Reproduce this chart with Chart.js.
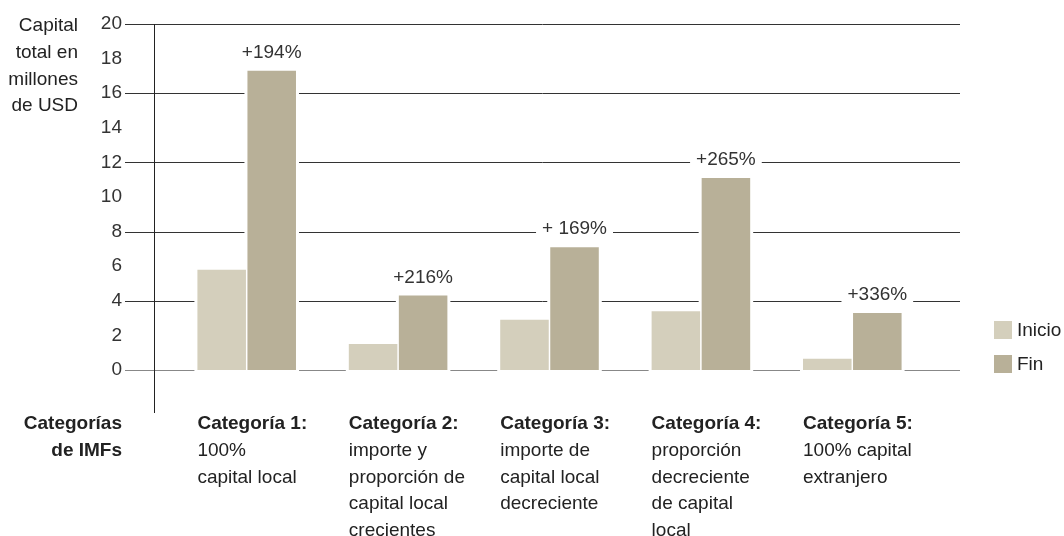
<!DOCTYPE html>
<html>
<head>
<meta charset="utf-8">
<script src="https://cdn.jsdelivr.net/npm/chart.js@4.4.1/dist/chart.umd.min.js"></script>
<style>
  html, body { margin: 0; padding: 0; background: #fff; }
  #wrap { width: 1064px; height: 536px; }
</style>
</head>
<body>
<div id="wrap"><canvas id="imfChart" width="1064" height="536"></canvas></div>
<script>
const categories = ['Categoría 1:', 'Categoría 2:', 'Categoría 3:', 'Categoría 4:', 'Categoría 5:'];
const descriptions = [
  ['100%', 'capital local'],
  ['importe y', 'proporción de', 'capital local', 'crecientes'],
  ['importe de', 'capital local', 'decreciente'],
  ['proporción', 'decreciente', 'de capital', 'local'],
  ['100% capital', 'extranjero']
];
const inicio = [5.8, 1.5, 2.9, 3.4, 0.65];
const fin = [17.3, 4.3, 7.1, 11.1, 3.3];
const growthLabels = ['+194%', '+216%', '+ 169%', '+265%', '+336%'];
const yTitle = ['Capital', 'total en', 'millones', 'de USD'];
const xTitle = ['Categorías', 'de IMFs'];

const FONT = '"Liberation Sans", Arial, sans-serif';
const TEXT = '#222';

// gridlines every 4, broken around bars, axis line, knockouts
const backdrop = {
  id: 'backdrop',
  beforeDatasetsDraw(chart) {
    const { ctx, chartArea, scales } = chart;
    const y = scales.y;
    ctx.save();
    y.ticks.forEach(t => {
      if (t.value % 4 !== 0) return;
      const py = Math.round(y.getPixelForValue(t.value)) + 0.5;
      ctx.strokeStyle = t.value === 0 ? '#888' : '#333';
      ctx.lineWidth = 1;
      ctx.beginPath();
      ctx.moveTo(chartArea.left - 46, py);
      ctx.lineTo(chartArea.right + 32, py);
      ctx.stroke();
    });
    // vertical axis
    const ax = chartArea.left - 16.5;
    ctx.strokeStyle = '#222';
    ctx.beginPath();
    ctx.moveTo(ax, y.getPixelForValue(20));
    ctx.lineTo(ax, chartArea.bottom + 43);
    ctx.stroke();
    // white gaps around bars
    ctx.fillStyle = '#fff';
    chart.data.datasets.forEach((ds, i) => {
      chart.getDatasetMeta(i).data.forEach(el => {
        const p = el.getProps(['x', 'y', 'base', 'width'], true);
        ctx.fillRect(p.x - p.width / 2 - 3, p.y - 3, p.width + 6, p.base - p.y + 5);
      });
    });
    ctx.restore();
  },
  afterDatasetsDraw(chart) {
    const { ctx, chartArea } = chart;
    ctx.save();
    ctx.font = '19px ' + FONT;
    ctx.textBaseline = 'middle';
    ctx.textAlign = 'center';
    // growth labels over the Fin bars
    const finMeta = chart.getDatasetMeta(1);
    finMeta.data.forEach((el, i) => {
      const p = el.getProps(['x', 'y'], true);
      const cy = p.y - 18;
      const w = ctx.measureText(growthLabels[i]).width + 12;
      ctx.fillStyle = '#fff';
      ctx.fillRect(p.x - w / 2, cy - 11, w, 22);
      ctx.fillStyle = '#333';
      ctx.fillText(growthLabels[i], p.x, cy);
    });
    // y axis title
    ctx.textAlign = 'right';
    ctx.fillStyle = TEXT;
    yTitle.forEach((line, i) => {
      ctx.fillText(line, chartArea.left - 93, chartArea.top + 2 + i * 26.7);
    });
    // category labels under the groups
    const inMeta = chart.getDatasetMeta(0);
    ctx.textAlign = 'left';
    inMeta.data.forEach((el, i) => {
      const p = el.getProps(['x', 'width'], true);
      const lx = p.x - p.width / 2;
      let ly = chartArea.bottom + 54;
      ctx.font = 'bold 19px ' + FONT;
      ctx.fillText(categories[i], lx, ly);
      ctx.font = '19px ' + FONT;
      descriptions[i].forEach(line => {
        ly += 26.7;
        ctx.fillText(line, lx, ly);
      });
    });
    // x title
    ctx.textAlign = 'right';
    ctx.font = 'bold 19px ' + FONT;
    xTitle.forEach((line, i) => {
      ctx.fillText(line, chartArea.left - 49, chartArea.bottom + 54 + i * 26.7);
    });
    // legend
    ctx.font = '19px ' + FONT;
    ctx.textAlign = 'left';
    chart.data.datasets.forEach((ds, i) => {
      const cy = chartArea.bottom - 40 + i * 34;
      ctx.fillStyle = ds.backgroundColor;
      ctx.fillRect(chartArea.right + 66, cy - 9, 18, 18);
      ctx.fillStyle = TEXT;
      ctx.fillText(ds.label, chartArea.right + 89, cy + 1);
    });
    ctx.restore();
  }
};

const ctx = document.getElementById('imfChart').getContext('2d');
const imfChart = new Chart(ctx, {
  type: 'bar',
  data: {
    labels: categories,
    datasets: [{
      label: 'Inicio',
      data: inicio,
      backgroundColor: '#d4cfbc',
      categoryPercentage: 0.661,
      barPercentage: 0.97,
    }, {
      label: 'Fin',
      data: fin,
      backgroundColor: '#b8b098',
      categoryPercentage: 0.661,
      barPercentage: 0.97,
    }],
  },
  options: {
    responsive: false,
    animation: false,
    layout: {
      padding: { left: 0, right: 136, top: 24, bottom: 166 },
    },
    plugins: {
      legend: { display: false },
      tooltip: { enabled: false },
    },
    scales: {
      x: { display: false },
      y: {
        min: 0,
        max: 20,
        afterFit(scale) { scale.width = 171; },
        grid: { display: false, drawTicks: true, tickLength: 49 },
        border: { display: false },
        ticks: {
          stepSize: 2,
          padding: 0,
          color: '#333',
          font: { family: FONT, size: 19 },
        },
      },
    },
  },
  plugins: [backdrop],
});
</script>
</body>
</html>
-*-*-
(Task to carry out) Return nothing but the lines running from the start of the data to the line with "const TEXT = '#222';", please, both ends included and no pictures.

(Response to the task)
Reproduce this chart with Chart.js.
<!DOCTYPE html>
<html>
<head>
<meta charset="utf-8">
<script src="https://cdn.jsdelivr.net/npm/chart.js@4.4.1/dist/chart.umd.min.js"></script>
<style>
  html, body { margin: 0; padding: 0; background: #fff; }
  #wrap { width: 1064px; height: 536px; }
</style>
</head>
<body>
<div id="wrap"><canvas id="imfChart" width="1064" height="536"></canvas></div>
<script>
const categories = ['Categoría 1:', 'Categoría 2:', 'Categoría 3:', 'Categoría 4:', 'Categoría 5:'];
const descriptions = [
  ['100%', 'capital local'],
  ['importe y', 'proporción de', 'capital local', 'crecientes'],
  ['importe de', 'capital local', 'decreciente'],
  ['proporción', 'decreciente', 'de capital', 'local'],
  ['100% capital', 'extranjero']
];
const inicio = [5.8, 1.5, 2.9, 3.4, 0.65];
const fin = [17.3, 4.3, 7.1, 11.1, 3.3];
const growthLabels = ['+194%', '+216%', '+ 169%', '+265%', '+336%'];
const yTitle = ['Capital', 'total en', 'millones', 'de USD'];
const xTitle = ['Categorías', 'de IMFs'];

const FONT = '"Liberation Sans", Arial, sans-serif';
const TEXT = '#222';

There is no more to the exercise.